Peu détaillées à ce stade, les principales mesures concernent le soutien aux productions les plus en difficulté à hauteur de 190 MdsJPY (1,6 Md€), en particulier la viande de boeuf wagyu dont des aides au stockage chez les grossistes, des campagnes de promotion en sortie de crise. 45 MdsJPY (380 M€) sont dédiés au secteur laitier sous forme de soutien aux éleveurs et à la transformation ainsi qu’au stockage du lait en poudre. Les secteurs du maraîchage, du thé, de la pêche, du bois et l’horticulture sont inclus dans le plan.
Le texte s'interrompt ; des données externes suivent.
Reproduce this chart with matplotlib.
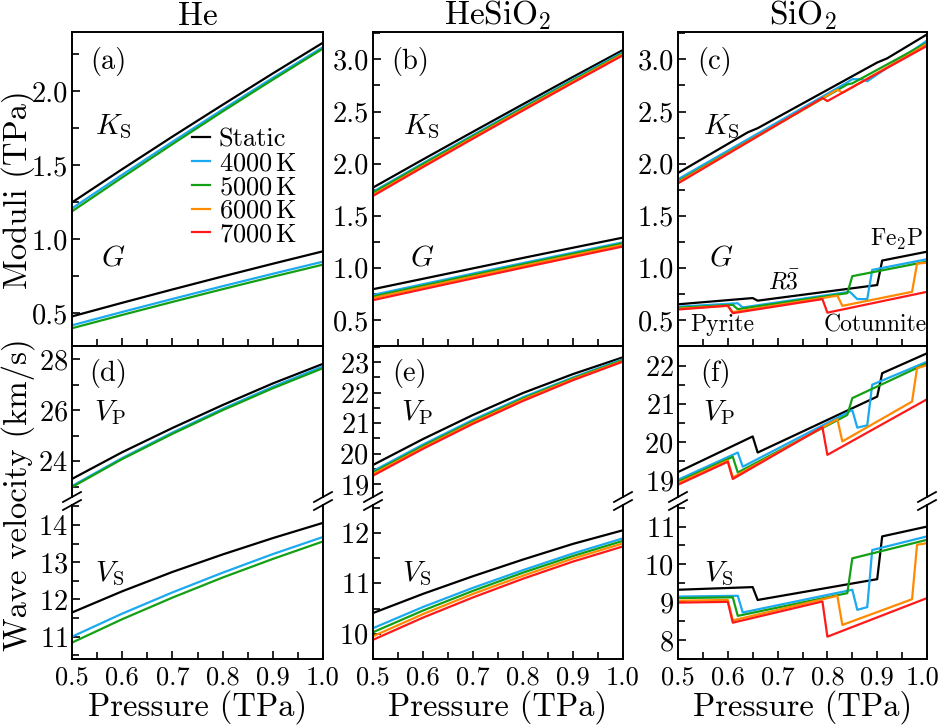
import matplotlib
matplotlib.use("Agg")
import matplotlib.pyplot as plt
import matplotlib.transforms as mtransforms
from matplotlib.lines import Line2D
from matplotlib.ticker import MultipleLocator, FormatStrFormatter

plt.rcParams['font.family'] = 'serif'
plt.rcParams['font.serif'] = ['cmr10']
plt.rcParams['mathtext.fontset'] = 'cm'
plt.rcParams['axes.formatter.use_mathtext'] = True

labels = ["Static", "4000$\\,$K", "5000$\\,$K", "6000$\\,$K", "7000$\\,$K"]
colors = ["black", "#1ba9f0", "#14a014", "#ff8a00", "#ff1a1a"]

pressure = [0.5, 0.6, 0.7, 0.8, 0.9, 1.0]

# He: static, 4000 K, 5000 K
he_ks = [[1.25, 1.475, 1.695, 1.91, 2.122, 2.33],
         [1.21, 1.437, 1.66, 1.878, 2.092, 2.30],
         [1.19, 1.419, 1.644, 1.865, 2.08, 2.29]]
he_g = [[0.48, 0.572, 0.662, 0.75, 0.836, 0.92],
        [0.42, 0.51, 0.598, 0.684, 0.768, 0.85],
        [0.40, 0.49, 0.578, 0.664, 0.748, 0.83]]
he_vp = [[23.3, 24.35, 25.3, 26.2, 27.05, 27.82],
         [23.02, 24.12, 25.12, 26.05, 26.92, 27.72],
         [22.98, 24.08, 25.07, 26.0, 26.86, 27.65]]
he_vs = [[11.65, 12.22, 12.74, 13.21, 13.65, 14.06],
         [11.0, 11.62, 12.19, 12.72, 13.22, 13.68],
         [10.84, 11.47, 12.05, 12.59, 13.09, 13.56]]

# HeSiO2: static, 4000, 5000, 6000, 7000 K
hesio2_ks = [[1.77, 2.04, 2.306, 2.57, 2.832, 3.09],
             [1.73, 2.004, 2.274, 2.542, 2.808, 3.07],
             [1.72, 1.994, 2.264, 2.532, 2.798, 3.06],
             [1.70, 1.977, 2.25, 2.52, 2.787, 3.05],
             [1.69, 1.967, 2.24, 2.51, 2.777, 3.04]]
hesio2_g = [[0.795, 0.895, 0.995, 1.095, 1.193, 1.29],
            [0.74, 0.843, 0.945, 1.046, 1.146, 1.245],
            [0.725, 0.829, 0.932, 1.034, 1.135, 1.235],
            [0.71, 0.814, 0.917, 1.019, 1.12, 1.22],
            [0.69, 0.795, 0.899, 1.002, 1.104, 1.205]]
hesio2_vp = [[19.63, 20.48, 21.27, 21.99, 22.61, 23.16],
             [19.43, 20.30, 21.11, 21.85, 22.50, 23.10],
             [19.38, 20.25, 21.06, 21.81, 22.47, 23.07],
             [19.33, 20.20, 21.02, 21.77, 22.44, 23.04],
             [19.28, 20.16, 20.98, 21.73, 22.41, 23.02]]
hesio2_vs = [[10.41, 10.79, 11.14, 11.47, 11.78, 12.05],
             [10.11, 10.53, 10.91, 11.26, 11.59, 11.89],
             [10.03, 10.46, 10.85, 11.21, 11.54, 11.84],
             [9.95, 10.39, 10.79, 11.15, 11.49, 11.79],
             [9.88, 10.32, 10.72, 11.09, 11.43, 11.73]]

# SiO2: (pressure, value) points, phase transitions give jumps
sio2_ks = [[(0.5, 1.91), (0.64, 2.30), (0.66, 2.34), (0.90, 2.97), (0.92, 3.01), (1.0, 3.24)],
           [(0.5, 1.85), (0.84, 2.78), (0.85, 2.81), (0.87, 2.81), (0.88, 2.79), (1.0, 3.18)],
           [(0.5, 1.83), (0.84, 2.76), (0.85, 2.77), (1.0, 3.16)],
           [(0.5, 1.82), (0.82, 2.71), (0.83, 2.68), (0.97, 3.06), (0.98, 3.09), (1.0, 3.15)],
           [(0.5, 1.81), (0.79, 2.63), (0.80, 2.60), (1.0, 3.13)]]
sio2_g = [[(0.5, 0.65), (0.65, 0.71), (0.66, 0.685), (0.90, 0.835), (0.91, 1.07), (1.0, 1.155)],
          [(0.5, 0.627), (0.62, 0.66), (0.63, 0.62), (0.845, 0.77), (0.86, 0.70), (0.88, 0.70), (0.89, 0.98), (1.0, 1.083)],
          [(0.5, 0.617), (0.61, 0.645), (0.62, 0.603), (0.84, 0.757), (0.85, 0.92), (1.0, 1.06)],
          [(0.5, 0.607), (0.60, 0.635), (0.61, 0.575), (0.82, 0.733), (0.83, 0.635), (0.97, 0.77), (0.98, 1.04), (1.0, 1.05)],
          [(0.5, 0.60), (0.60, 0.637), (0.61, 0.565), (0.79, 0.70), (0.80, 0.57), (1.0, 0.77)]]
sio2_vp = [[(0.5, 19.22), (0.65, 20.15), (0.66, 19.73), (0.90, 21.19), (0.91, 21.80), (1.0, 22.32)],
           [(0.5, 19.02), (0.62, 19.73), (0.63, 19.36), (0.85, 20.84), (0.86, 20.38), (0.88, 20.44), (0.89, 21.50), (1.0, 22.10)],
           [(0.5, 18.97), (0.61, 19.62), (0.62, 19.21), (0.84, 20.71), (0.85, 21.15), (1.0, 22.06)],
           [(0.5, 18.93), (0.60, 19.52), (0.61, 19.08), (0.82, 20.60), (0.83, 20.02), (0.97, 21.06), (0.98, 21.93), (1.0, 22.01)],
           [(0.5, 18.89), (0.60, 19.49), (0.61, 19.04), (0.79, 20.39), (0.80, 19.67), (1.0, 21.12)]]
sio2_vs = [[(0.5, 9.33), (0.65, 9.40), (0.66, 9.06), (0.90, 9.61), (0.91, 10.74), (1.0, 11.0)],
           [(0.5, 9.15), (0.62, 9.17), (0.63, 8.73), (0.85, 9.33), (0.86, 8.80), (0.88, 8.87), (0.89, 10.38), (1.0, 10.74)],
           [(0.5, 9.11), (0.61, 9.13), (0.62, 8.64), (0.84, 9.24), (0.85, 10.16), (1.0, 10.65)],
           [(0.5, 9.04), (0.60, 9.06), (0.61, 8.52), (0.82, 9.17), (0.83, 8.40), (0.97, 9.08), (0.98, 10.52), (1.0, 10.56)],
           [(0.5, 8.99), (0.60, 9.01), (0.61, 8.46), (0.79, 9.02), (0.80, 8.09), (1.0, 9.11)]]

titles = ["He", "HeSiO$_2$", "SiO$_2$"]

W, H = 942.0, 725.0
fig = plt.figure(figsize=(9.42, 7.25), dpi=100)

cols = [(72, 251), (373, 250), (678, 249)]
top_row = (32.3, 346)
vp_row = (346, 497)
vs_row = (505, 659)


def add_ax(col, row):
    x0, w = col
    y0, y1 = row
    return fig.add_axes([x0 / W, 1 - y1 / H, w / W, (y1 - y0) / H])


def style(ax, left_major, left_minor):
    ax.tick_params(which='both', direction='in', top=False, right=False, labelsize=20.5, width=1.2, pad=3)
    ax.tick_params(which='major', length=5.5)
    ax.tick_params(which='minor', length=5)
    ax.xaxis.set_major_locator(MultipleLocator(0.1))
    ax.xaxis.set_minor_locator(MultipleLocator(0.05))
    ax.yaxis.set_major_locator(MultipleLocator(left_major))
    ax.yaxis.set_minor_locator(MultipleLocator(left_minor))
    for s in ax.spines.values():
        s.set_linewidth(1.4)
    ax.set_xlim(0.5, 1.0)


def draw_smooth(ax, series):
    for i, vals in enumerate(series):
        ax.plot(pressure, vals, color=colors[i], lw=1.6, label=labels[i])


def draw_pts(ax, series):
    for i, pts in enumerate(series):
        ax.plot([p[0] for p in pts], [p[1] for p in pts], color=colors[i], lw=1.6, label=labels[i])


top_data = [(he_ks, he_g), (hesio2_ks, hesio2_g), (sio2_ks, sio2_g)]
vp_data = [he_vp, hesio2_vp, sio2_vp]
vs_data = [he_vs, hesio2_vs, sio2_vs]
top_ylims = [(0.28, 2.40), (0.25, 3.26), (0.25, 3.26)]
vp_ylims = [(22.59, 28.52), (18.58, 23.53), (18.57, 22.51)]
vs_ylims = [(10.4, 14.54), (9.5, 12.55), (7.5, 11.57)]
vp_ticks = [(2, 1), (1, 0.5), (1, 0.5)]
vs_ticks = [(1, 0.5), (1, 0.5), (1, 0.5)]
panel_letters = [("(a)", "(d)"), ("(b)", "(e)"), ("(c)", "(f)")]
lab_x = [0.143, 0.148, 0.149]
ks_x = [0.165, 0.195, 0.175]
v_x = [0.15, 0.175, 0.162]

bottom_axes = []
for c in range(3):
    draw = draw_pts if c == 2 else draw_smooth

    ax = add_ax(cols[c], top_row)
    style(ax, 0.5, 0.25)
    draw(ax, top_data[c][0])
    draw(ax, top_data[c][1])
    ax.set_ylim(*top_ylims[c])
    ax.yaxis.set_major_formatter(FormatStrFormatter('%.1f'))
    ax.tick_params(labelbottom=False)
    ax.set_title(titles[c], fontsize=24, pad=5)
    ax.text(lab_x[c], 0.906, panel_letters[c][0], transform=ax.transAxes, fontsize=20.5, ha='center', va='center')
    ax.text(ks_x[c], 0.70, "$K_\\mathrm{S}$", transform=ax.transAxes, fontsize=21, ha='center', va='center')
    ax.text(ks_x[c], 0.28, "$G$", transform=ax.transAxes, fontsize=21, ha='center', va='center')
    if c == 0:
        handles = [Line2D([], [], color=colors[i], lw=1.6) for i in range(5)]
        ax.legend(handles, labels, loc='upper left', bbox_to_anchor=(0.48, 0.695), frameon=False,
                  fontsize=19, handlelength=0.65, handletextpad=0.35, labelspacing=0.0, borderpad=0,
                  borderaxespad=0)
    if c == 2:
        ax.text(0.878, 0.34, "Fe$_2$P", transform=ax.transAxes, fontsize=17, ha='center', va='center')
        ax.text(0.423, 0.205, "$R\\bar{3}$", transform=ax.transAxes, fontsize=17, ha='center', va='center')
        ax.text(0.178, 0.067, "Pyrite", transform=ax.transAxes, fontsize=17, ha='center', va='center')
        ax.text(0.791, 0.067, "Cotunnite", transform=ax.transAxes, fontsize=17, ha='center', va='center')

    axp = add_ax(cols[c], vp_row)
    style(axp, *vp_ticks[c])
    draw(axp, vp_data[c])
    axp.set_ylim(*vp_ylims[c])
    axp.spines['bottom'].set_visible(False)
    axp.tick_params(axis='x', which='both', bottom=False, labelbottom=False)
    axp.text(lab_x[c], 0.82, panel_letters[c][1], transform=axp.transAxes, fontsize=20.5, ha='center', va='center')
    axp.text(v_x[c], 0.56, "$V_\\mathrm{P}$", transform=axp.transAxes, fontsize=21, ha='center', va='center')

    axs = add_ax(cols[c], vs_row)
    style(axs, *vs_ticks[c])
    draw(axs, vs_data[c])
    axs.set_ylim(*vs_ylims[c])
    axs.spines['top'].set_visible(False)
    axs.xaxis.set_major_formatter(FormatStrFormatter('%.1f'))
    axs.tick_params(axis='x', pad=5, labelsize=19)
    axs.text(v_x[c], 0.556, "$V_\\mathrm{S}$", transform=axs.transAxes, fontsize=21, ha='center', va='center')
    bottom_axes.append(axs)

    # break marks on both spines
    x0, w = cols[c]
    for xs in (x0, x0 + w):
        for ys in (vp_row[1], vs_row[0]):
            Y = H - ys
            fig.lines.append(Line2D([(xs - 9) / W, (xs + 9) / W], [(Y - 5) / H, (Y + 5) / H],
                                    transform=fig.transFigure, color='black', lw=1.3))

    fig.text((x0 + w / 2) / W, 1 - 707 / H, "Pressure (TPa)", fontsize=23.5, ha='center', va='center')

fig.text(18 / W, 1 - 190 / H, "Moduli (TPa)", fontsize=23.5, rotation=90, ha='center', va='center')
fig.text(18 / W, 1 - 495 / H, "Wave velocity (km/s)", fontsize=23.5, rotation=90, ha='center', va='center')

# keep the last "1.0" label inside the figure edge
fig.canvas.draw()
last = bottom_axes[2].xaxis.get_major_ticks()
for t in last:
    if t.label1.get_text() == "1.0":
        t.label1.set_transform(t.label1.get_transform() +
                               mtransforms.ScaledTranslation(-4 / 100, 0, fig.dpi_scale_trans))

fig.savefig("out.png", dpi=100)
Des mesures transversales telles que des subventions à l’achat de semences et plants et à la location d’équipements ainsi que des prêts à taux réduits sont également prévues.

6 MdsJPY (1,6 Md€) sont affectés à la mobilisation des élèves des lycées et collèges agricoles pour pallier le manque de main d’oeuvre.

Le secteur bénéficiera en outre d’aides du METI aux PME et à l’exportation tandis que l'expansion sur le marché national comme à l'étranger des boissons alcoolisées japonaises fera l’objet d’un soutien accru du ministère des finances.